## Challenge
Write out each line word for word. Drop pictures.

## Data excerpt
>>>

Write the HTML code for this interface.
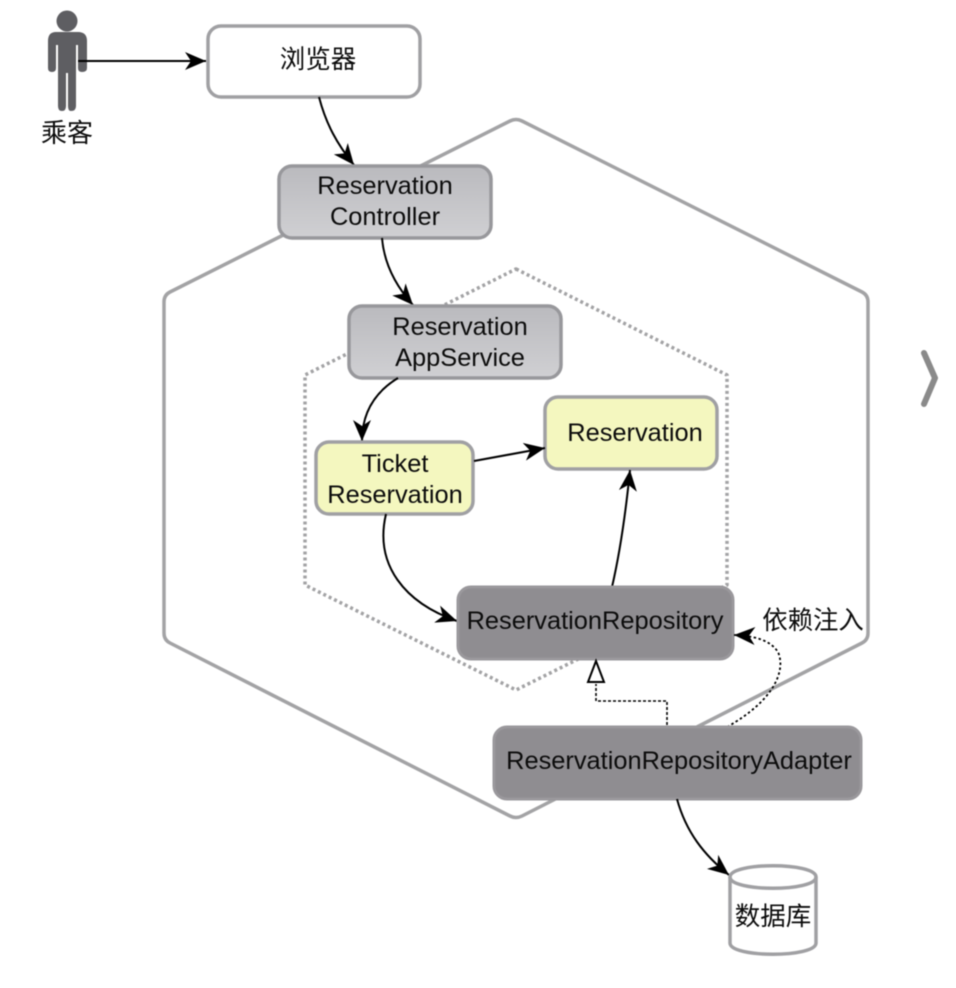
<!DOCTYPE html>
<html>
<head>
<meta charset="utf-8">
<style>
html,body{margin:0;padding:0;background:#fff;width:956px;height:988px;overflow:hidden}
svg{display:block}
text{font-family:"Liberation Sans","Noto Sans CJK SC",sans-serif;font-size:25.4px;fill:#0c0c0c;text-anchor:middle}
</style>
</head>
<body>
<svg width="956" height="988" viewBox="0 0 956 988" xmlns="http://www.w3.org/2000/svg">
<defs>
<linearGradient id="g" x1="0" y1="0" x2="0" y2="1"><stop offset="0" stop-color="#bababe"/><stop offset="1" stop-color="#d0d0d3"/></linearGradient>
<marker id="a" markerUnits="userSpaceOnUse" markerWidth="24" markerHeight="20" refX="21" refY="9" orient="auto"><path d="M0 0 L21 9 L0 18 L6 9 Z" fill="#000"/></marker>
</defs>
<g style="filter:blur(.5px)">
<path d="M510 121 Q516 118 522 121 L862 292 Q868 295 868 302 L868 633 Q868 640 862 643 L522 816 Q516 819 510 816 L170 643 Q164 640 164 633 L164 302 Q164 295 170 292 Z" fill="#fff" stroke="#a3a3a5" stroke-width="3.5"/>
<path d="M516 269 L727 375 L727 585 L516 690 L305 585 L305 375 Z" fill="#fff" stroke="#a3a3a5" stroke-width="3.5" stroke-dasharray="3 3" stroke-linejoin="round"/>

<circle cx="67" cy="21" r="10.5" fill="#5e5e62"/>
<path d="M56 32 H78 Q87 32 87 41 V68 Q87 72 82 72 Q78 72 78 68 V45 H76 V106 Q76 111 71 111 Q68 111 68 106 V73 H66 V106 Q66 111 62 111 Q58 111 58 106 V45 H56 V68 Q56 72 52 72 Q48 72 48 68 V41 Q48 32 56 32 Z" fill="#5e5e62"/>
<text x="67" y="142" style="font-size:26px">乘客</text>

<path d="M78 61 H206" fill="none" stroke="#000" stroke-width="2" marker-end="url(#a)"/>

<rect x="208" y="26" width="212" height="71" rx="13" fill="#fff" stroke="#a0a0a3" stroke-width="3.5"/>
<text x="318" y="68" style="font-size:25.5px">浏览器</text>

<path d="M319 97 C326 124 337 144 354 165" fill="none" stroke="#000" stroke-width="2" marker-end="url(#a)"/>

<rect x="279" y="166" width="212" height="72" rx="13" fill="url(#g)" stroke="#98989c" stroke-width="3.5"/>
<text x="385" y="194">Reservation</text>
<text x="385" y="225">Controller</text>

<path d="M382 238 C384 262 394 284 413 305" fill="none" stroke="#000" stroke-width="2" marker-end="url(#a)"/>

<rect x="349" y="306" width="212" height="72" rx="13" fill="url(#g)" stroke="#98989c" stroke-width="3.5"/>
<text x="460" y="335">Reservation</text>
<text x="460" y="366">AppService</text>

<path d="M398 378 C375 392 362 412 362 441" fill="none" stroke="#000" stroke-width="2" marker-end="url(#a)"/>

<rect x="316" y="442" width="157" height="72" rx="13" fill="#f4f7bf" stroke="#a0a0a3" stroke-width="3.5"/>
<text x="395" y="472">Ticket</text>
<text x="395" y="503">Reservation</text>

<rect x="545" y="397" width="172" height="72" rx="13" fill="#f4f7bf" stroke="#a0a0a3" stroke-width="3.5"/>
<text x="635" y="441">Reservation</text>

<path d="M474 461 L545 448" fill="none" stroke="#000" stroke-width="2" marker-end="url(#a)"/>

<path d="M386 514 C374 565 405 603 457 621" fill="none" stroke="#000" stroke-width="2" marker-end="url(#a)"/>

<path d="M612 587 C621 548 626 510 630 470" fill="none" stroke="#000" stroke-width="2" marker-end="url(#a)"/>

<rect x="458" y="587" width="275" height="72" rx="13" fill="#8f8d91" stroke="#9a989c" stroke-width="3"/>
<text x="595" y="629">ReservationRepository</text>

<text x="813" y="629" style="font-size:25.4px">依赖注入</text>

<path d="M667 730 V701 H596 V684" fill="none" stroke="#000" stroke-width="1.6" stroke-dasharray="3 2"/>
<path d="M596 661 L588 682 H604 Z" fill="#fff" stroke="#000" stroke-width="2"/>

<path d="M727 727 C775 700 786 670 778 652 C770 640 755 636 734 635" fill="none" stroke="#000" stroke-width="1.8" stroke-dasharray="2.5 2.5" marker-end="url(#a)"/>

<rect x="494" y="727" width="367" height="72" rx="13" fill="#8f8d91" stroke="#9a989c" stroke-width="3"/>
<text x="679" y="769">ReservationRepositoryAdapter</text>

<path d="M677 799 C686 832 704 855 729 875" fill="none" stroke="#000" stroke-width="2" marker-end="url(#a)"/>

<path d="M730 877 C730 862 816 862 816 877 V943 C816 958 730 958 730 943 Z" fill="#fff" stroke="#a0a0a3" stroke-width="3.5"/>
<path d="M730 877 C730 892 816 892 816 877" fill="none" stroke="#a0a0a3" stroke-width="3.5"/>
<text x="773" y="925" style="font-size:25.5px">数据库</text>

<path d="M924 353 L935 378 L924 404" fill="none" stroke="#8a8a8a" stroke-width="6" stroke-linecap="round" stroke-linejoin="round"/>
</g>
</svg>
</body>
</html>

<<<

## Solved exercise
Write the HTML code for this interface.
<!DOCTYPE html>
<html>
<head>
<meta charset="utf-8">
<style>
html,body{margin:0;padding:0;background:#fff;width:956px;height:988px;overflow:hidden}
svg{display:block}
text{font-family:"Liberation Sans","Noto Sans CJK SC",sans-serif;font-size:25.4px;fill:#0c0c0c;text-anchor:middle}
</style>
</head>
<body>
<svg width="956" height="988" viewBox="0 0 956 988" xmlns="http://www.w3.org/2000/svg">
<defs>
<linearGradient id="g" x1="0" y1="0" x2="0" y2="1"><stop offset="0" stop-color="#bababe"/><stop offset="1" stop-color="#d0d0d3"/></linearGradient>
<marker id="a" markerUnits="userSpaceOnUse" markerWidth="24" markerHeight="20" refX="21" refY="9" orient="auto"><path d="M0 0 L21 9 L0 18 L6 9 Z" fill="#000"/></marker>
</defs>
<g style="filter:blur(.5px)">
<path d="M510 121 Q516 118 522 121 L862 292 Q868 295 868 302 L868 633 Q868 640 862 643 L522 816 Q516 819 510 816 L170 643 Q164 640 164 633 L164 302 Q164 295 170 292 Z" fill="#fff" stroke="#a3a3a5" stroke-width="3.5"/>
<path d="M516 269 L727 375 L727 585 L516 690 L305 585 L305 375 Z" fill="#fff" stroke="#a3a3a5" stroke-width="3.5" stroke-dasharray="3 3" stroke-linejoin="round"/>

<circle cx="67" cy="21" r="10.5" fill="#5e5e62"/>
<path d="M56 32 H78 Q87 32 87 41 V68 Q87 72 82 72 Q78 72 78 68 V45 H76 V106 Q76 111 71 111 Q68 111 68 106 V73 H66 V106 Q66 111 62 111 Q58 111 58 106 V45 H56 V68 Q56 72 52 72 Q48 72 48 68 V41 Q48 32 56 32 Z" fill="#5e5e62"/>
<text x="67" y="142" style="font-size:26px">乘客</text>

<path d="M78 61 H206" fill="none" stroke="#000" stroke-width="2" marker-end="url(#a)"/>

<rect x="208" y="26" width="212" height="71" rx="13" fill="#fff" stroke="#a0a0a3" stroke-width="3.5"/>
<text x="318" y="68" style="font-size:25.5px">浏览器</text>

<path d="M319 97 C326 124 337 144 354 165" fill="none" stroke="#000" stroke-width="2" marker-end="url(#a)"/>

<rect x="279" y="166" width="212" height="72" rx="13" fill="url(#g)" stroke="#98989c" stroke-width="3.5"/>
<text x="385" y="194">Reservation</text>
<text x="385" y="225">Controller</text>

<path d="M382 238 C384 262 394 284 413 305" fill="none" stroke="#000" stroke-width="2" marker-end="url(#a)"/>

<rect x="349" y="306" width="212" height="72" rx="13" fill="url(#g)" stroke="#98989c" stroke-width="3.5"/>
<text x="460" y="335">Reservation</text>
<text x="460" y="366">AppService</text>

<path d="M398 378 C375 392 362 412 362 441" fill="none" stroke="#000" stroke-width="2" marker-end="url(#a)"/>

<rect x="316" y="442" width="157" height="72" rx="13" fill="#f4f7bf" stroke="#a0a0a3" stroke-width="3.5"/>
<text x="395" y="472">Ticket</text>
<text x="395" y="503">Reservation</text>

<rect x="545" y="397" width="172" height="72" rx="13" fill="#f4f7bf" stroke="#a0a0a3" stroke-width="3.5"/>
<text x="635" y="441">Reservation</text>

<path d="M474 461 L545 448" fill="none" stroke="#000" stroke-width="2" marker-end="url(#a)"/>

<path d="M386 514 C374 565 405 603 457 621" fill="none" stroke="#000" stroke-width="2" marker-end="url(#a)"/>

<path d="M612 587 C621 548 626 510 630 470" fill="none" stroke="#000" stroke-width="2" marker-end="url(#a)"/>

<rect x="458" y="587" width="275" height="72" rx="13" fill="#8f8d91" stroke="#9a989c" stroke-width="3"/>
<text x="595" y="629">ReservationRepository</text>

<text x="813" y="629" style="font-size:25.4px">依赖注入</text>

<path d="M667 730 V701 H596 V684" fill="none" stroke="#000" stroke-width="1.6" stroke-dasharray="3 2"/>
<path d="M596 661 L588 682 H604 Z" fill="#fff" stroke="#000" stroke-width="2"/>

<path d="M727 727 C775 700 786 670 778 652 C770 640 755 636 734 635" fill="none" stroke="#000" stroke-width="1.8" stroke-dasharray="2.5 2.5" marker-end="url(#a)"/>

<rect x="494" y="727" width="367" height="72" rx="13" fill="#8f8d91" stroke="#9a989c" stroke-width="3"/>
<text x="679" y="769">ReservationRepositoryAdapter</text>

<path d="M677 799 C686 832 704 855 729 875" fill="none" stroke="#000" stroke-width="2" marker-end="url(#a)"/>

<path d="M730 877 C730 862 816 862 816 877 V943 C816 958 730 958 730 943 Z" fill="#fff" stroke="#a0a0a3" stroke-width="3.5"/>
<path d="M730 877 C730 892 816 892 816 877" fill="none" stroke="#a0a0a3" stroke-width="3.5"/>
<text x="773" y="925" style="font-size:25.5px">数据库</text>

<path d="M924 353 L935 378 L924 404" fill="none" stroke="#8a8a8a" stroke-width="6" stroke-linecap="round" stroke-linejoin="round"/>
</g>
</svg>
</body>
</html>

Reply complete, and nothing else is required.